Frankly, I'm not even necessarily opposed to the idea.

A good caning with a bamboo shaft is a Hell of a lot more expedient than paying to lock someone in jail for five to ten years over trivial, non-violent, offenses.

Violence teaches nothing. Throwing someone in a cage will teach them nothing and the same goes for beating them a bamboo shaft. They will learn nothing from it. You might make them obey to avoid the punishment, but you will get nothing else from it. It is without doubt a waste of time and human effort.
 
Re: Parents: Punishing Kids

Violence teaches nothing. Throwing someone in a cage will teach them nothing and the same goes for beating them a bamboo shaft. They will learn nothing from it. You might make them obey to avoid the punishment, but you will get nothing else from it. It is without doubt a waste of time and human effort.

Throwing someone in a cage is a matter of protecting society. And it's much more effective than caning someone.
 
Re: Parents: Punishing Kids

Throwing someone in a cage is a matter of protecting society. And it's much more effective than caning someone.

It's nonsense. You do you not correct behavior or teach people by throwing them in a cage. It might very well serve to protect society, but it solves nothing.
 
Re: Parents: Punishing Kids

Singapore's exceptionally low crime rate in comparison to the Western World would seem to indicate otherwise.

That's a bit of a red herring.
 
Re: Parents: Punishing Kids

Barbarism is often effective.

No, it's not. Caning someone in no way protects society, imprisoning someone does.

I think your fundamental disconnect is viewing the justice system as a punishment system as opposed to a public safety and redemption system. I'll try to explain:

Punishment does not justify society. No one agrees to the social contract on the basis of "well, do you punish people?" That would be stupid. People agree to the social contract because society protects (through incarceration) and provides opportunity for redemption (through rehabilitation). These things -protection and redemption- justify society itself, these things make being part of society worthwhile. Punishment does not make being part of society worthwhile.

One must understand that the justice system is in place to justify society itself, and not to provide justice to, for or of an individual.


Singapore's exceptionally low crime rate in comparison to the Western World would seem to indicate otherwise.

Singapore also lacks freedom of speech. It's virtually a police state. Is that what you advocate?
 
Re: Parents: Punishing Kids

No, it's not. Caning someone in no way protects society, imprisoning someone does.

Again, Singapore's low crime rate would seem to indicate otherwise.

All your philosophy has resulted in is a US prison population large enough to rival that of Stalin's USSR.

Singapore also lacks freedom of speech. It's virtually a police state. Is that what you advocate?

If it works.

I might prefer Liberal Democracy, but I am hardly married to the idea.
 
Re: Parents: Punishing Kids

Violence teaches nothing. Throwing someone in a cage will teach them nothing and the same goes for beating them a bamboo shaft.

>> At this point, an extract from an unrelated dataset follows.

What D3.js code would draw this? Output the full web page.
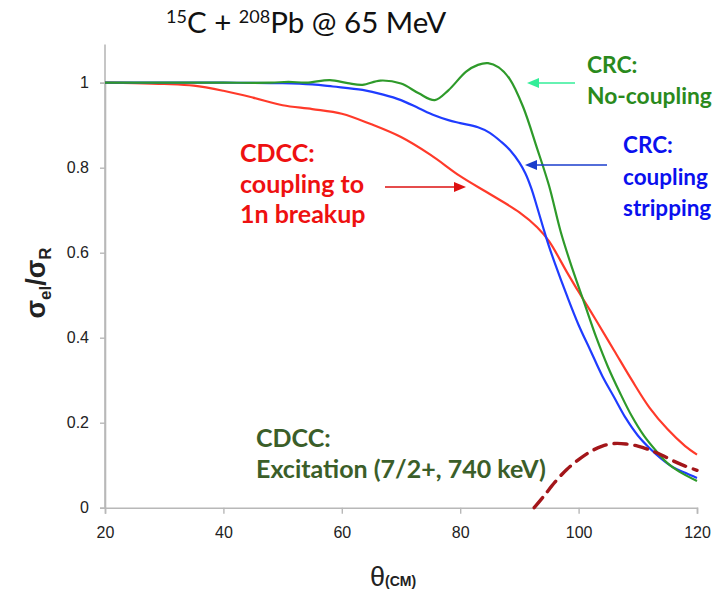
<!DOCTYPE html>
<html><head><meta charset="utf-8">
<script src="https://cdn.jsdelivr.net/npm/d3@7"></script>
<style>html,body{margin:0;padding:0;background:#fff;overflow:hidden}</style>
</head><body>
<svg id="c" width="715" height="593"></svg>
<script>
// ---- data (theta_cm in degrees, sigma_el/sigma_R) ----
const xTicks = [20, 40, 60, 80, 100, 120];
const yTicks = [0, 0.2, 0.4, 0.6, 0.8, 1];
const yTickLabels = ["0", "0.2", "0.4", "0.6", "0.8", "1"];

const greenTheta = [20,30,40,48,51,54,58,61,63.5,66.5,70,73,75.7,78,81,83,84.7,86.5,88.4,90.6,93,95,97,99,101,103,105,107,109,111,113,115,117,120];
const greenVal   = [1.0,1.0,1.0,1.0,1.002,1.0,1.006,0.999,0.995,1.005,0.998,0.975,0.959,0.982,1.026,1.042,1.046,1.036,1.008,0.944,0.845,0.758,0.648,0.56,0.48,0.40,0.33,0.27,0.215,0.17,0.135,0.105,0.085,0.063];

const blueTheta = [20,30,40,50,55,58.5,63.5,67,70,73,75.5,78,80,83,85,87,88.5,90,91,92,93,94,95,96,98,100,102,104,106,108,110,112,114,116,118,120];
const blueVal   = [1.0,1.0,1.0,0.999,0.996,0.991,0.983,0.972,0.959,0.94,0.924,0.912,0.905,0.895,0.882,0.86,0.84,0.812,0.787,0.752,0.707,0.66,0.615,0.575,0.5,0.43,0.37,0.31,0.26,0.21,0.17,0.14,0.115,0.095,0.082,0.07];

const redTheta = [20,25,30,35,40,45,50,55,60,65,70,75,80,85,90,93,95,98,100,103,106,109,112,115,118,120];
const redVal   = [1.0,0.999,0.997,0.993,0.981,0.965,0.947,0.938,0.927,0.902,0.872,0.83,0.78,0.738,0.695,0.66,0.627,0.555,0.508,0.44,0.37,0.30,0.235,0.185,0.145,0.125];

const exTheta = [92.5,94,96,98,100,102,104,106,108,110,112,114,116,118,120];
const exVal   = [0.0,0.025,0.06,0.09,0.113,0.132,0.145,0.151,0.15,0.145,0.136,0.124,0.11,0.098,0.088];

// ---- layout ----
const svg = d3.select("#c");
const x = d3.scaleLinear().domain([20,120]).range([105,697]);
const y = d3.scaleLinear().domain([0,1]).range([507.7,82.7]);
const axisColor = "#b8b8b8";

// axes
const gx = svg.append("g").attr("transform",`translate(0,${y(0)})`)
  .call(d3.axisBottom(x).tickValues(xTicks).tickSize(6).tickPadding(13).tickFormat(d3.format("d")));
const gy = svg.append("g").attr("transform",`translate(${x(20)},0)`)
  .call(d3.axisLeft(y).tickValues(yTicks).tickSize(5).tickPadding(11).tickFormat((d,i)=>yTickLabels[i]));
svg.append("line").attr("x1",x(20)).attr("x2",x(20)).attr("y1",y(0)).attr("y2",y(1.09)).attr("stroke",axisColor).attr("stroke-width",1.6);
[gx,gy].forEach(g=>{
  g.select(".domain").attr("stroke",axisColor).attr("stroke-width",1.6);
  g.selectAll(".tick line").attr("stroke",axisColor).attr("stroke-width",1.4);
  g.selectAll(".tick text").attr("fill","#222").style("font-family","Liberation Sans, Arial, sans-serif").style("font-size","16px");
});

// curves
const line = (xs, ys) => d3.line().x((d,i)=>x(xs[i])).y((d,i)=>y(ys[i])).curve(d3.curveCatmullRom.alpha(0.5))(xs);
svg.append("path").attr("d",line(redTheta,redVal)).attr("fill","none").attr("stroke","#ff3a2a").attr("stroke-width",2.2);
svg.append("path").attr("d",line(blueTheta,blueVal)).attr("fill","none").attr("stroke","#1f3cff").attr("stroke-width",2.2);
svg.append("path").attr("d",line(greenTheta,greenVal)).attr("fill","none").attr("stroke","#2e9a2a").attr("stroke-width",2.2);
svg.append("path").attr("d",line(exTheta,exVal)).attr("fill","none").attr("stroke","#a3161a").attr("stroke-width",3.4).attr("stroke-dasharray","13,8").attr("stroke-linecap","round");

// title
const title = svg.append("text").attr("x",166).attr("y",33).style("font-family","Lato, 'Open Sans', sans-serif").style("font-size","29.5px").attr("fill","#111");
title.append("tspan").text("15").style("font-size","18px").attr("dy","-10");
title.append("tspan").text("C + ").attr("dy","10");
title.append("tspan").text("208").style("font-size","18px").attr("dy","-10");
title.append("tspan").text("Pb @ 65 MeV").attr("dy","10");

// axis titles
const yl = svg.append("text").attr("transform","translate(45,283) rotate(-90)").attr("text-anchor","middle")
  .style("font-family","Liberation Sans, Arial, sans-serif").style("font-weight","bold").attr("fill","#222").style("font-size","27px");
yl.append("tspan").text("σ");
yl.append("tspan").text("el").style("font-size","17px").attr("dy","6");
yl.append("tspan").text("/").attr("dy","-6");
yl.append("tspan").text("σ");
yl.append("tspan").text("R").style("font-size","17px").attr("dy","6");

const xl = svg.append("text").attr("x",370).attr("y",586).style("font-family","Liberation Sans, Arial, sans-serif").attr("fill","#222");
xl.append("tspan").text("θ").style("font-size","27px");
xl.append("tspan").text("(CM)").style("font-size","14px").style("font-weight","bold");

// annotations
const annFont = "Lato, 'Open Sans', sans-serif";
function label(lines, xp, y0, dy, color, size){
  lines.forEach((t,i)=>svg.append("text").attr("x",xp).attr("y",y0+i*dy).text(t)
    .style("font-family",annFont).style("font-weight","bold").style("font-size",size+"px").attr("fill",color));
}
label(["CRC:","No-coupling"],587,73,31,"#2a8a1c",22.8);
label(["CRC:","coupling","stripping"],623,153,31.5,"#0a10ee",22.5);
label(["CDCC:","coupling to","1n breakup"],240,162,30.5,"#ee1111",25);
label(["CDCC:","Excitation (7/2+, 740 keV)"],256,447,30.5,"#3b5e29",25);

function arrow(x1,y1,x2,y2,color){
  const ang = Math.atan2(y2-y1,x2-x1);
  const L=12, W=5;
  const bx = x2 - L*Math.cos(ang), by = y2 - L*Math.sin(ang);
  svg.append("line").attr("x1",x1).attr("y1",y1).attr("x2",bx).attr("y2",by).attr("stroke",color).attr("stroke-width",1.6);
  svg.append("path").attr("d",`M${x2},${y2}L${bx - W*Math.sin(ang)},${by + W*Math.cos(ang)}L${bx + W*Math.sin(ang)},${by - W*Math.cos(ang)}Z`).attr("fill",color);
}
arrow(575,83,527,83,"#33ee99");
arrow(607,165,525,165,"#1a3ccc");
arrow(385,187,466,187,"#dd1111");
</script>
</body></html>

They will learn nothing from it. You might make them obey to avoid the punishment, but you will get nothing else from it. It is without doubt a waste of time and human effort.

I don't know about that. I am pretty sure that Michael Fay's caning in over in Singapore for vandalizing cars back in 1994 cured him of ever doing it again. ;)
 
Re: Parents: Punishing Kids

It's nonsense. You do you not correct behavior or teach people by throwing them in a cage. It might very well serve to protect society, but it solves nothing.

I didn't claim incarceration teaches anyone anything. I merely pointed out that the purpose of the justice system is protection and redemption (see above) and caning addresses neither of those things.
 
Re: Parents: Punishing Kids

All your philosophy has resulted in is a US prison population large enough to rival that of Stalin's USSR.

There seems to be a couple aspects of this that you do not understand.

1. The justice system. You think it's about extracting revenge on people - that's stupid. Learn what the justice system is about.

2. Third world ****holes don't have high rates of incarceration because they have neither the resources for effective police nor the resources for a sufficient prison system. On top of that, cops are easily bribed in the developing world, thereby greatly lowering the instances of prosecution let alone incarceration.


Now, regarding our prisons being overpopulated, I suggest legalizing pot (as a start). That would bring justice to society, caning people would not.
 
Re: Parents: Punishing Kids

Think about it.
If you discipline your kids with spanking what you are doing is teaching them, by example, that physical violence is the best way to resolve interpersonal conflicts.
Is that really what you want to impart on the development of your own kids?
 
Re: Parents: Punishing Kids

I didn't claim incarceration teaches anyone anything. I merely pointed out that the purpose of the justice system is protection and redemption (see above) and caning addresses neither of those things.

How does cages promote redemption? The current system is likely to make criminals worse than better, so unless I'm missing something I don't think it makes sense to say it promotes redemption. Can it even be a purpose of it when prisons guards are the leading cause of certain kinds of violence in prison?